Opinions of Sunday, 9 June 2013
Columnist: Rii, Jedd
First counsel for the Respondent Mr Tsikata clamours for an audit of the electoral forms, then when it was granted, shadowy figures turn up at the court’s Registry demanding the keys to the evidence.
The court is a secure facility with its own security detail. None of the judges asked for additional security, so on what basis or jurisdiction, did these shadowy figures claiming to be from one of the national security agencies give, for going to the premises of a courthouse, to execute a “warrant” which has not been issued by a judge?
I don’t know if any national security agency is mandated to act outside the law, but it is very clear that those shadowy figures were acting without a clear mandate or jurisdiction, because they were turned away and were unable to execute the “warrant”. If they were acting within the law, that should not have been the case. We are still unclear if those characters were indeed from an agency of national security.
The most intriguing aspect of the case is not the incursion of the shadowy figures on the courts premises, but the subsequent action of counsels for the respondents headed by Mr Tsikata. No sooner had the request for an audit been granted did Mr Tsikata and co start crying foul. They claimed, that additional evidence in containers were added to the ones the audit firm was mandated to count, and this was ascertained following an initial audit by all parties to the claim and KPMG the international audit firm.
There was no such audit.
We know this, because the petitioners and the international audit firm KPMG, have all denied having been part of any such audit before the count. To buttress this, the court refused to raise any issues to this allegation, telling Mr Tsikata and co. to file a complaint which will be added to the final report of the audit [we will come back to that later].

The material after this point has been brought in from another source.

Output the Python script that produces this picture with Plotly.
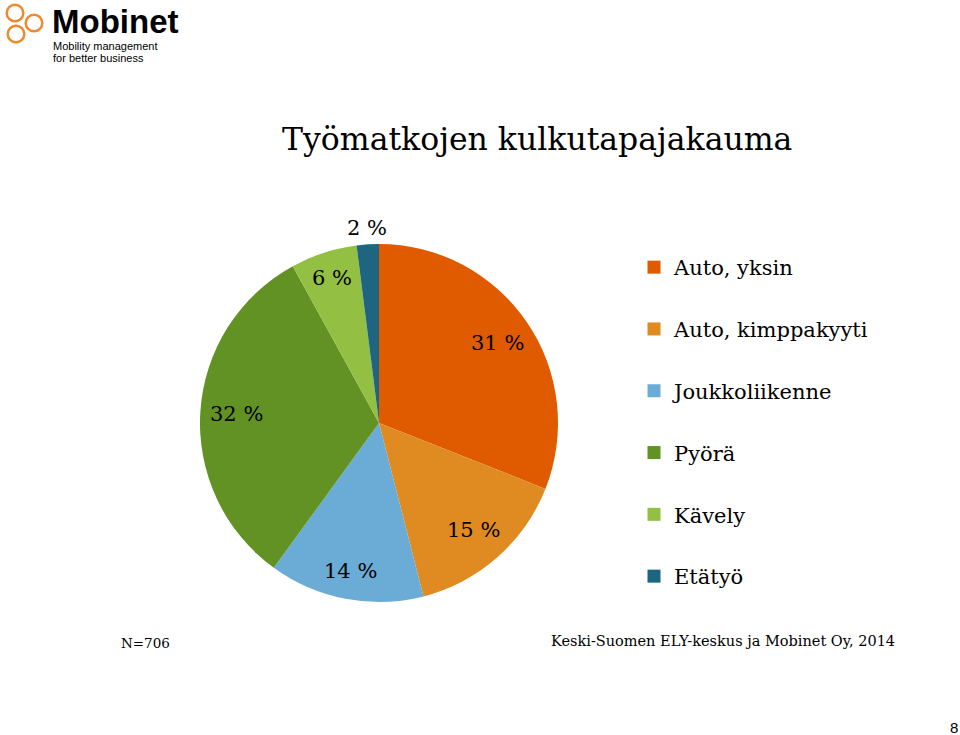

It was intriguing when Mr Tsikata started clamouring for an audit of the electoral forms and even more so when that request was granted after the court had earlier issued a directive that the matters regarding those forms should be left to them [the panel]. If we take an average, that all the judges have had thirty years legal experience, that will be a combined total of two hundred and seventy years of legal experience; you have to show some respect; you have to show some serious respect! [Emphasis mine].

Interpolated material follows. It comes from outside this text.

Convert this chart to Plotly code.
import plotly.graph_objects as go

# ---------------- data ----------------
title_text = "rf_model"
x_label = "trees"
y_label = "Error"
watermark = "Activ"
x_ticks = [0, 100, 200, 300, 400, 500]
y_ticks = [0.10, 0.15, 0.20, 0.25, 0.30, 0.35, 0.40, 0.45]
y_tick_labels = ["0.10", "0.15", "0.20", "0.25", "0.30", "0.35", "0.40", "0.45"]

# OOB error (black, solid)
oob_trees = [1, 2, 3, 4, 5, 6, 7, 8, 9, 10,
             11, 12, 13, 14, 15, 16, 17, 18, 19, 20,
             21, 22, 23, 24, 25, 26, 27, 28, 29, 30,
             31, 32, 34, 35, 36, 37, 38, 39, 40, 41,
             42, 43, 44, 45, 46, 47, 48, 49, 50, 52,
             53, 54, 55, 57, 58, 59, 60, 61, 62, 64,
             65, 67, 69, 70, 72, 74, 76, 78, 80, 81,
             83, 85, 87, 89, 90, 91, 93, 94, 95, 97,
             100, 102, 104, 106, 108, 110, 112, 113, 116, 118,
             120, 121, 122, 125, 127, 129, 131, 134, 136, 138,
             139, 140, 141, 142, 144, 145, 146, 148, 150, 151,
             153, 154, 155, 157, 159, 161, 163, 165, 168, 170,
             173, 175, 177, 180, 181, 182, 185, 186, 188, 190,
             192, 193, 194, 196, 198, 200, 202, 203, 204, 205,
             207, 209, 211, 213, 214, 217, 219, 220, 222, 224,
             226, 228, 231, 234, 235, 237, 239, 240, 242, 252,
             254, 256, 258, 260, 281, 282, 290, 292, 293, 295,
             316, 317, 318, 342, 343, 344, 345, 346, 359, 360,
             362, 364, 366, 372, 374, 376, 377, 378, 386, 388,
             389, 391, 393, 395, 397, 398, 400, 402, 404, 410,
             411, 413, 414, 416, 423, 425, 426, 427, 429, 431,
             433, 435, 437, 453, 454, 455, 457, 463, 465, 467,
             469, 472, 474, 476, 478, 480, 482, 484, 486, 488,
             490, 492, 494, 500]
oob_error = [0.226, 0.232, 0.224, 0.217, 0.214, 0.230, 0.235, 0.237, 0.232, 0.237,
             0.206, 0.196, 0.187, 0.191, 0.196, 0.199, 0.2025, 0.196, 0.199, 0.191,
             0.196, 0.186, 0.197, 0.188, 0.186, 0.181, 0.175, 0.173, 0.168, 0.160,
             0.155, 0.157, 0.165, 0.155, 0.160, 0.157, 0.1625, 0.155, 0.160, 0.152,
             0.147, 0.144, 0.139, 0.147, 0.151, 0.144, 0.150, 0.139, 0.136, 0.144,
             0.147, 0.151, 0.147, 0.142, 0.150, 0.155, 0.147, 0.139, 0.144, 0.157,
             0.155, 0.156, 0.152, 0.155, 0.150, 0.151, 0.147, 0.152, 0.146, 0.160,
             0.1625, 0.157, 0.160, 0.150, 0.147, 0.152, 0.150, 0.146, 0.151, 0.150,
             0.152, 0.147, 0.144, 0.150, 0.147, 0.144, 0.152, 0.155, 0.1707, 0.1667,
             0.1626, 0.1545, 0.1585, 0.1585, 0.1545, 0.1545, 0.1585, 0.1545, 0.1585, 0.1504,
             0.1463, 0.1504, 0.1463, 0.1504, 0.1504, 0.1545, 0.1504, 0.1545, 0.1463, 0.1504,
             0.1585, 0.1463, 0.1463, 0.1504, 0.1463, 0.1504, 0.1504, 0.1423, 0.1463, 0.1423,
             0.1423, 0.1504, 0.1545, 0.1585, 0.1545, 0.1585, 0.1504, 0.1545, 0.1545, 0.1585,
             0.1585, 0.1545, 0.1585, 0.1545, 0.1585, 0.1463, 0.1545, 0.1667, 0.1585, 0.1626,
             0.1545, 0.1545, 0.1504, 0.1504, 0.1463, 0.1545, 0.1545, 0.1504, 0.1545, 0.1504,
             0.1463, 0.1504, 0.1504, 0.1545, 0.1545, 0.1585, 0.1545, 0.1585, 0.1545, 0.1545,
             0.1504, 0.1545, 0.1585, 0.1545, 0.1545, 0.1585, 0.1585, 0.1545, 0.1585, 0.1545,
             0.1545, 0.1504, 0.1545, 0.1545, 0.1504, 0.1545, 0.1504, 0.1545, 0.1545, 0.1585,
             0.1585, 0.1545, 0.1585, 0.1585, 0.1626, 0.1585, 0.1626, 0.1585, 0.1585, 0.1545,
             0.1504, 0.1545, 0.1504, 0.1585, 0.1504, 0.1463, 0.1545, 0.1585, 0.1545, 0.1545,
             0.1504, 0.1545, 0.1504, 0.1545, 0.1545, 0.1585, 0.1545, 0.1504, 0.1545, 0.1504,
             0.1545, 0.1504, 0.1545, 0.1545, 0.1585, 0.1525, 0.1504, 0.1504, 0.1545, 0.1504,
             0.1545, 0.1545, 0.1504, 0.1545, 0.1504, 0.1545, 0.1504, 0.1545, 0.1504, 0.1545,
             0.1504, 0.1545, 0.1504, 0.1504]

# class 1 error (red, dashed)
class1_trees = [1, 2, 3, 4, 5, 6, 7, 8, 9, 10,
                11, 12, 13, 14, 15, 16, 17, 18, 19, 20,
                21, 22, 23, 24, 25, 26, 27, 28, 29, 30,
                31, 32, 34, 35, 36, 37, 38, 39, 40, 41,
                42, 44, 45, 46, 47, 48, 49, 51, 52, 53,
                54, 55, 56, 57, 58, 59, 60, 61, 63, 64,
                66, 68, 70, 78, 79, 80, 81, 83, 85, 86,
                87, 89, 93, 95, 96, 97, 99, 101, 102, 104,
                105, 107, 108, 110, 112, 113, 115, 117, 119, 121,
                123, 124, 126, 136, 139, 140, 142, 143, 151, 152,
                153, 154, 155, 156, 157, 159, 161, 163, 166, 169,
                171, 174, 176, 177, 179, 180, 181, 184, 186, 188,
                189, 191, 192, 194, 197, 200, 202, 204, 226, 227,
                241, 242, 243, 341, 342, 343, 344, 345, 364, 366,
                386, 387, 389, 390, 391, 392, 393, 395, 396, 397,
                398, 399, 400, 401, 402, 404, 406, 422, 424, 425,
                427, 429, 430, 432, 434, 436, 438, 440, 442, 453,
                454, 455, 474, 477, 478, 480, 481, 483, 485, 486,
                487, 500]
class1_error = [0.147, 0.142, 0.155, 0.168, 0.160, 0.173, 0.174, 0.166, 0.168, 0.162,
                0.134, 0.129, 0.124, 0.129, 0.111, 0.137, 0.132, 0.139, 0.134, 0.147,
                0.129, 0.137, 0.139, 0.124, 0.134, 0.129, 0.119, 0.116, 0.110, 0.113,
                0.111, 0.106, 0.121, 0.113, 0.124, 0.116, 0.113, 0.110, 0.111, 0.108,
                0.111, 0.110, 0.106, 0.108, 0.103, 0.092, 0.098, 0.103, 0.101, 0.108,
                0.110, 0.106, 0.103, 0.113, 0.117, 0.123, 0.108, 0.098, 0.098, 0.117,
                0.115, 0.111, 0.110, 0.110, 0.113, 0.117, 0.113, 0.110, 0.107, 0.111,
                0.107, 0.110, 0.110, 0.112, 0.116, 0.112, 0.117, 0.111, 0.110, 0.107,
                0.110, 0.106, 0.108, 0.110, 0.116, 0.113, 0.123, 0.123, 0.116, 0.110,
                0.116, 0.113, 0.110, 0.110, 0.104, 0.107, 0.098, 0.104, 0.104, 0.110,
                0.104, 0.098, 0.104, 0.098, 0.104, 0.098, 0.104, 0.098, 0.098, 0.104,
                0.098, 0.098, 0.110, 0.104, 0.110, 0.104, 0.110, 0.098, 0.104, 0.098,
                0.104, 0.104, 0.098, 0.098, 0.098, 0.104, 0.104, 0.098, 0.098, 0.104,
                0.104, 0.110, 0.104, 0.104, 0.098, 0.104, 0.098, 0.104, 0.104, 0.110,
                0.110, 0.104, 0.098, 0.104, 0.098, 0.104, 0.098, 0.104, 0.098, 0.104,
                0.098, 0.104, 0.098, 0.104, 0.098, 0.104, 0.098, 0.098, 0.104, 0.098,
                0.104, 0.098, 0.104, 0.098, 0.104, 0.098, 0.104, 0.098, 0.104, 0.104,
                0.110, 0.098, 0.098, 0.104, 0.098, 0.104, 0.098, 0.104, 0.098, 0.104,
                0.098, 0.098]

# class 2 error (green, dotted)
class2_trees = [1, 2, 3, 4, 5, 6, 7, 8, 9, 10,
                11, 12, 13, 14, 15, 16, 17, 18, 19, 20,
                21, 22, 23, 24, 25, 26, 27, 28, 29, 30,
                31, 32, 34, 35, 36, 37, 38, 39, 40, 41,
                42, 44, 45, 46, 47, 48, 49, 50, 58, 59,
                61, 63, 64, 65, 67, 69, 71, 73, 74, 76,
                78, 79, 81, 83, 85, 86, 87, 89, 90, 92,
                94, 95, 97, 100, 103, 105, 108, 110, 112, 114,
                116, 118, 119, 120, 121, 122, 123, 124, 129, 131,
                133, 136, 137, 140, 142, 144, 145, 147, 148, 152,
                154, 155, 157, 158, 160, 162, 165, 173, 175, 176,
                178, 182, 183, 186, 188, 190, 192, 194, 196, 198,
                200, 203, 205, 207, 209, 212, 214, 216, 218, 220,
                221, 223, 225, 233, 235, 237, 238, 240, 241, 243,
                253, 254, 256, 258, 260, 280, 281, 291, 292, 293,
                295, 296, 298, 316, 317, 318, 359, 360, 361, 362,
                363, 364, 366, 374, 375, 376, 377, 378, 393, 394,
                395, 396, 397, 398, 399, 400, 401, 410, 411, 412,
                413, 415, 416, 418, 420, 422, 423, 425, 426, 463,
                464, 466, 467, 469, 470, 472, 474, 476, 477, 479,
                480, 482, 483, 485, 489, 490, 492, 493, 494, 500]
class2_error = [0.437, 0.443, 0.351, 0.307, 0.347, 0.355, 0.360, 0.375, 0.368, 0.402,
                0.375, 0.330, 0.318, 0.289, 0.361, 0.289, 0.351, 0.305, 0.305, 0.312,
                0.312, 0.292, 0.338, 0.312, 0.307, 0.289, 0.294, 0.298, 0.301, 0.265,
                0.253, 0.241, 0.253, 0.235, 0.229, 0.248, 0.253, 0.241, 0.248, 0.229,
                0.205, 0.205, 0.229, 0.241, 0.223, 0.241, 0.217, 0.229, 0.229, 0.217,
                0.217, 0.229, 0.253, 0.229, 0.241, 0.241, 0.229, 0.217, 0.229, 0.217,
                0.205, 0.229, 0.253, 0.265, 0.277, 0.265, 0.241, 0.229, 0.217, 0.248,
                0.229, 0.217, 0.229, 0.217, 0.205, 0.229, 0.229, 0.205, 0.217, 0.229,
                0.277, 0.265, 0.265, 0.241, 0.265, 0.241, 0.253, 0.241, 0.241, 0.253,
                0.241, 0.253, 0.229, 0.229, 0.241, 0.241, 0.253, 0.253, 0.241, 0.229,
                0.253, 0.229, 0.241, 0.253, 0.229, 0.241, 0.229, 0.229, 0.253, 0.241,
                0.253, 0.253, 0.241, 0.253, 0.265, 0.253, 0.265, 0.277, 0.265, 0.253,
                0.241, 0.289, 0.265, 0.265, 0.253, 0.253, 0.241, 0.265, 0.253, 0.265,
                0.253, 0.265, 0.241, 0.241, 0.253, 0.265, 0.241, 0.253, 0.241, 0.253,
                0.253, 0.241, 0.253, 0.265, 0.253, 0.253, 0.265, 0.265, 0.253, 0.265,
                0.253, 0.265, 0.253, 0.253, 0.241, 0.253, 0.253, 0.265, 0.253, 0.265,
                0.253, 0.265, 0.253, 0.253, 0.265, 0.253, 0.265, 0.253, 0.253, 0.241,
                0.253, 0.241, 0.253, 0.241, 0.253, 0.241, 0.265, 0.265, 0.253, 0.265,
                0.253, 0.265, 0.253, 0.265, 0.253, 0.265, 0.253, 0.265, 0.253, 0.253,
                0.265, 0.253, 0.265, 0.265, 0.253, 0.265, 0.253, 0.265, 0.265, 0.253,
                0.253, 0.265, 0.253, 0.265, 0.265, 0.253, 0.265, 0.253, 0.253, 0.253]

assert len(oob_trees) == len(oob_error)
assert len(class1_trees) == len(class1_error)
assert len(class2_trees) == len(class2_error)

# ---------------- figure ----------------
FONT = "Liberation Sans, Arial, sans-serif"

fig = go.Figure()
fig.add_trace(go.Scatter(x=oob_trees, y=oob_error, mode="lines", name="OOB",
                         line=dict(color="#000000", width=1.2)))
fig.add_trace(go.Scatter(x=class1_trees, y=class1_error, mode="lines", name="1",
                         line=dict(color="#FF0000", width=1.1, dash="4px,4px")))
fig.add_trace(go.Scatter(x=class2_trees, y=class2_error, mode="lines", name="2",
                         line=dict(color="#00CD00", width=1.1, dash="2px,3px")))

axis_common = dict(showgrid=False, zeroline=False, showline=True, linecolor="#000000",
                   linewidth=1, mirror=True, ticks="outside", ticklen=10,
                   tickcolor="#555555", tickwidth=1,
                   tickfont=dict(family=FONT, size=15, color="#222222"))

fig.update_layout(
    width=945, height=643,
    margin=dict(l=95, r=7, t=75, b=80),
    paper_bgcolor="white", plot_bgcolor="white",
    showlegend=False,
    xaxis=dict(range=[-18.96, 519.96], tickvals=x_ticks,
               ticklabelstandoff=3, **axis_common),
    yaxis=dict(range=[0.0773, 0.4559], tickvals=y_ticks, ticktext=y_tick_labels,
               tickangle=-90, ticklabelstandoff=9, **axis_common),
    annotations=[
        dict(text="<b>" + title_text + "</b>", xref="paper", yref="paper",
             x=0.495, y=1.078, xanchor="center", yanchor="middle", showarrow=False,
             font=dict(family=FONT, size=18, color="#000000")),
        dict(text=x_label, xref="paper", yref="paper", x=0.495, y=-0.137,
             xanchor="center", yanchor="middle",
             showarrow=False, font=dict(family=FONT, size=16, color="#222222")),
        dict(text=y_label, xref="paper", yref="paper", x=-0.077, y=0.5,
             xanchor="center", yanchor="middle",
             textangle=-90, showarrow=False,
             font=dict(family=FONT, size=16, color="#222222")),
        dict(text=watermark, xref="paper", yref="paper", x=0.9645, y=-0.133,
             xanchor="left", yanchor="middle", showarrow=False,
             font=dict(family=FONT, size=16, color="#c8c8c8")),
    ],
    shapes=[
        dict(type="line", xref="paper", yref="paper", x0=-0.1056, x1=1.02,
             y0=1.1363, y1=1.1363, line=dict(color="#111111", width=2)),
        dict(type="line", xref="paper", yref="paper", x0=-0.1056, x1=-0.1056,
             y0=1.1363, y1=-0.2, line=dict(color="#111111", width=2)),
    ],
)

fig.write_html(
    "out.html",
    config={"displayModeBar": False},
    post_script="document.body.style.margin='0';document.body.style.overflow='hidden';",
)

When you submit evidence to a court, there is no doubt about the security of its integrity while it is with the courts. It is inconceivable, that nine judges sitting on an important case, will allow evidence submitted to them to be tainted and raising such an allegation without evidence is an affront.
The suggestion that an audit should rather be taken from copies given to the judges, does not mitigate the attack levelled at the integrity of the court. Any documents held by judges would most likely have been kept on the same premises. If it is the claim by the respondents that the petitioners were able to smuggle more evidence past all the court’s security and place them next to those already at the courts, simply changing the location to another part of the premises is unlikely to be a problem. I would go with Mr Addison’s theory that it is a “cooked up” story.
So what if additional containers were indeed added to the ones which had the evidence that KPMG was mandated to count. What if it was a “test” set up by the court.
The hard question is this: How was Mr Tsikata able to gain access to a secure facility of the court [when everybody was away] to establish that the number of containers have increased? How did he establish that those additional containers, had more evidence? KPMG was not mandated to count containers but evidence. The evidence room in a courthouse is secure and can have many containers with evidence on different cases, all labelled.
If the court set up such an arrangement for a reason which was supposed to be a “test” and Mr Tsikata got to know, he must have been a Houdini or must have got that information somehow.
[Back to the “filing the complaint”]. If Mr Tsikata like everybody else was not supposed to know the “test” at the secure area of the court, and somehow he got to know, filing that complaint will amount to signing a confession. Even if he does not do that, he has admitted in open court, with judges as witnesses that he knew. He would have to explain to the court, how he was able to get information from a secure area of the court which was out of bounds to everyone else.
It is all beginning to sound like a story about the African folklore character; Ananse. Attempting to pull a caper in court is most unwise [you will most likely fail]. However, if you have two hundred and seventy years of judicial potency sitting in front of you, trying to pull a caper is just... [I would not recommend it].
I always maintain that if you want to experience what it feels like to have a really bad headache, just walk into a court room as if you own it. Anyone into buying shares, would be advised to look into pharmaceuticals. It might seem like there is going to be a high demand for paracetamol.